• **Set problem**
Copy out all of the material exactly as presented.

• **Collected data**
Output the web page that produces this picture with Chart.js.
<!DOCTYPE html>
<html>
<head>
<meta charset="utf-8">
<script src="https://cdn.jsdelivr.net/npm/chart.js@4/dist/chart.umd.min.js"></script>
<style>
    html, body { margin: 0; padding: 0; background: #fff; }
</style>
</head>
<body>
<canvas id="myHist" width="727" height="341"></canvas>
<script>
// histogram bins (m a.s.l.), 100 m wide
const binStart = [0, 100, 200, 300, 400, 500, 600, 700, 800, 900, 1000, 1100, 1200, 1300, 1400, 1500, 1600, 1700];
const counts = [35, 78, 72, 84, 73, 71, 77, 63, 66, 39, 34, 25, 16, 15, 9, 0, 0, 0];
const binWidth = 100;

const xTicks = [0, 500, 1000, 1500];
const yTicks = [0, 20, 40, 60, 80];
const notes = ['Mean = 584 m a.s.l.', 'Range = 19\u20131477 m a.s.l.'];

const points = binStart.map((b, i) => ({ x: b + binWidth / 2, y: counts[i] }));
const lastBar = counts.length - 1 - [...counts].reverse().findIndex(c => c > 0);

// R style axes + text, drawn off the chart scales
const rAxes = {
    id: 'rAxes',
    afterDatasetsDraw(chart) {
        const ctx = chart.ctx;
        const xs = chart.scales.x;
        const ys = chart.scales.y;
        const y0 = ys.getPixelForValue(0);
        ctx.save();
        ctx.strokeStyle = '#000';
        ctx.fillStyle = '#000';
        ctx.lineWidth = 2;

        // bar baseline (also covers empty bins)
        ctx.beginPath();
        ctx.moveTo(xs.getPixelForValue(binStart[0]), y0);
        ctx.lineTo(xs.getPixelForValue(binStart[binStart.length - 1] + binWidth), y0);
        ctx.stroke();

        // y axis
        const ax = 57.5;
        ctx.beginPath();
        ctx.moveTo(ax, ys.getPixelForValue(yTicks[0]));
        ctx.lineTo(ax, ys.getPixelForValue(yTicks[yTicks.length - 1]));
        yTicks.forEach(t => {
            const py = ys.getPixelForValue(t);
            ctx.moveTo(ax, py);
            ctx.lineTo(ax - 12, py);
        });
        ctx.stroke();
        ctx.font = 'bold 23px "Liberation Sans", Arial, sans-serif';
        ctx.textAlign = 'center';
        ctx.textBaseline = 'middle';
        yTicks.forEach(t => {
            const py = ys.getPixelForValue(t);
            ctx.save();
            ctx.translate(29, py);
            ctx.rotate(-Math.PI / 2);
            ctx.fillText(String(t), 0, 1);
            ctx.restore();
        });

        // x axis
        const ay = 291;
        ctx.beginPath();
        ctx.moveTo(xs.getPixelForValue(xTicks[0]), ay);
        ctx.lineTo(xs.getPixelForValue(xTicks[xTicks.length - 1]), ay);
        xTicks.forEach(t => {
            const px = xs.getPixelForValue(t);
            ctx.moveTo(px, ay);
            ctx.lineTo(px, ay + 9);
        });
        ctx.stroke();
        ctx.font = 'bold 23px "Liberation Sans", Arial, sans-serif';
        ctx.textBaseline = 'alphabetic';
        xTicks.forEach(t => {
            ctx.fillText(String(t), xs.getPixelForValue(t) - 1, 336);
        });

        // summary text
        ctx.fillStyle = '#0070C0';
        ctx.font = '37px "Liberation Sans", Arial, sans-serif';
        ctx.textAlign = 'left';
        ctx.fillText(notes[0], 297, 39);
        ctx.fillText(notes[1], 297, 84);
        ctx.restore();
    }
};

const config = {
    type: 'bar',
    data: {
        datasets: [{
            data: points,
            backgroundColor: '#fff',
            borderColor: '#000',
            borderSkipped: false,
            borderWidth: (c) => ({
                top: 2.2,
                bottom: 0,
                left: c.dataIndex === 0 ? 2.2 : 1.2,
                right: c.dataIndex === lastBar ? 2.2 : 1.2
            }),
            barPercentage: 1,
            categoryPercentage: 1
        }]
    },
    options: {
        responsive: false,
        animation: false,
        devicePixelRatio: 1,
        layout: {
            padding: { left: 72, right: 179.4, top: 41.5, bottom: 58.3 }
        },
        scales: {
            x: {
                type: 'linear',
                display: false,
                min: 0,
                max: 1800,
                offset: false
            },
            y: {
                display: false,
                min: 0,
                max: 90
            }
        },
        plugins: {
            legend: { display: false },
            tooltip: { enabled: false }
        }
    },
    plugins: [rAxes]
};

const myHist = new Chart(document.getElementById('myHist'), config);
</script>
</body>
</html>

• **The reply**
Output the web page that produces this picture with Chart.js.
<!DOCTYPE html>
<html>
<head>
<meta charset="utf-8">
<script src="https://cdn.jsdelivr.net/npm/chart.js@4/dist/chart.umd.min.js"></script>
<style>
    html, body { margin: 0; padding: 0; background: #fff; }
</style>
</head>
<body>
<canvas id="myHist" width="727" height="341"></canvas>
<script>
// histogram bins (m a.s.l.), 100 m wide
const binStart = [0, 100, 200, 300, 400, 500, 600, 700, 800, 900, 1000, 1100, 1200, 1300, 1400, 1500, 1600, 1700];
const counts = [35, 78, 72, 84, 73, 71, 77, 63, 66, 39, 34, 25, 16, 15, 9, 0, 0, 0];
const binWidth = 100;

const xTicks = [0, 500, 1000, 1500];
const yTicks = [0, 20, 40, 60, 80];
const notes = ['Mean = 584 m a.s.l.', 'Range = 19\u20131477 m a.s.l.'];

const points = binStart.map((b, i) => ({ x: b + binWidth / 2, y: counts[i] }));
const lastBar = counts.length - 1 - [...counts].reverse().findIndex(c => c > 0);

// R style axes + text, drawn off the chart scales
const rAxes = {
    id: 'rAxes',
    afterDatasetsDraw(chart) {
        const ctx = chart.ctx;
        const xs = chart.scales.x;
        const ys = chart.scales.y;
        const y0 = ys.getPixelForValue(0);
        ctx.save();
        ctx.strokeStyle = '#000';
        ctx.fillStyle = '#000';
        ctx.lineWidth = 2;

        // bar baseline (also covers empty bins)
        ctx.beginPath();
        ctx.moveTo(xs.getPixelForValue(binStart[0]), y0);
        ctx.lineTo(xs.getPixelForValue(binStart[binStart.length - 1] + binWidth), y0);
        ctx.stroke();

        // y axis
        const ax = 57.5;
        ctx.beginPath();
        ctx.moveTo(ax, ys.getPixelForValue(yTicks[0]));
        ctx.lineTo(ax, ys.getPixelForValue(yTicks[yTicks.length - 1]));
        yTicks.forEach(t => {
            const py = ys.getPixelForValue(t);
            ctx.moveTo(ax, py);
            ctx.lineTo(ax - 12, py);
        });
        ctx.stroke();
        ctx.font = 'bold 23px "Liberation Sans", Arial, sans-serif';
        ctx.textAlign = 'center';
        ctx.textBaseline = 'middle';
        yTicks.forEach(t => {
            const py = ys.getPixelForValue(t);
            ctx.save();
            ctx.translate(29, py);
            ctx.rotate(-Math.PI / 2);
            ctx.fillText(String(t), 0, 1);
            ctx.restore();
        });

        // x axis
        const ay = 291;
        ctx.beginPath();
        ctx.moveTo(xs.getPixelForValue(xTicks[0]), ay);
        ctx.lineTo(xs.getPixelForValue(xTicks[xTicks.length - 1]), ay);
        xTicks.forEach(t => {
            const px = xs.getPixelForValue(t);
            ctx.moveTo(px, ay);
            ctx.lineTo(px, ay + 9);
        });
        ctx.stroke();
        ctx.font = 'bold 23px "Liberation Sans", Arial, sans-serif';
        ctx.textBaseline = 'alphabetic';
        xTicks.forEach(t => {
            ctx.fillText(String(t), xs.getPixelForValue(t) - 1, 336);
        });

        // summary text
        ctx.fillStyle = '#0070C0';
        ctx.font = '37px "Liberation Sans", Arial, sans-serif';
        ctx.textAlign = 'left';
        ctx.fillText(notes[0], 297, 39);
        ctx.fillText(notes[1], 297, 84);
        ctx.restore();
    }
};

const config = {
    type: 'bar',
    data: {
        datasets: [{
            data: points,
            backgroundColor: '#fff',
            borderColor: '#000',
            borderSkipped: false,
            borderWidth: (c) => ({
                top: 2.2,
                bottom: 0,
                left: c.dataIndex === 0 ? 2.2 : 1.2,
                right: c.dataIndex === lastBar ? 2.2 : 1.2
            }),
            barPercentage: 1,
            categoryPercentage: 1
        }]
    },
    options: {
        responsive: false,
        animation: false,
        devicePixelRatio: 1,
        layout: {
            padding: { left: 72, right: 179.4, top: 41.5, bottom: 58.3 }
        },
        scales: {
            x: {
                type: 'linear',
                display: false,
                min: 0,
                max: 1800,
                offset: false
            },
            y: {
                display: false,
                min: 0,
                max: 90
            }
        },
        plugins: {
            legend: { display: false },
            tooltip: { enabled: false }
        }
    },
    plugins: [rAxes]
};

const myHist = new Chart(document.getElementById('myHist'), config);
</script>
</body>
</html>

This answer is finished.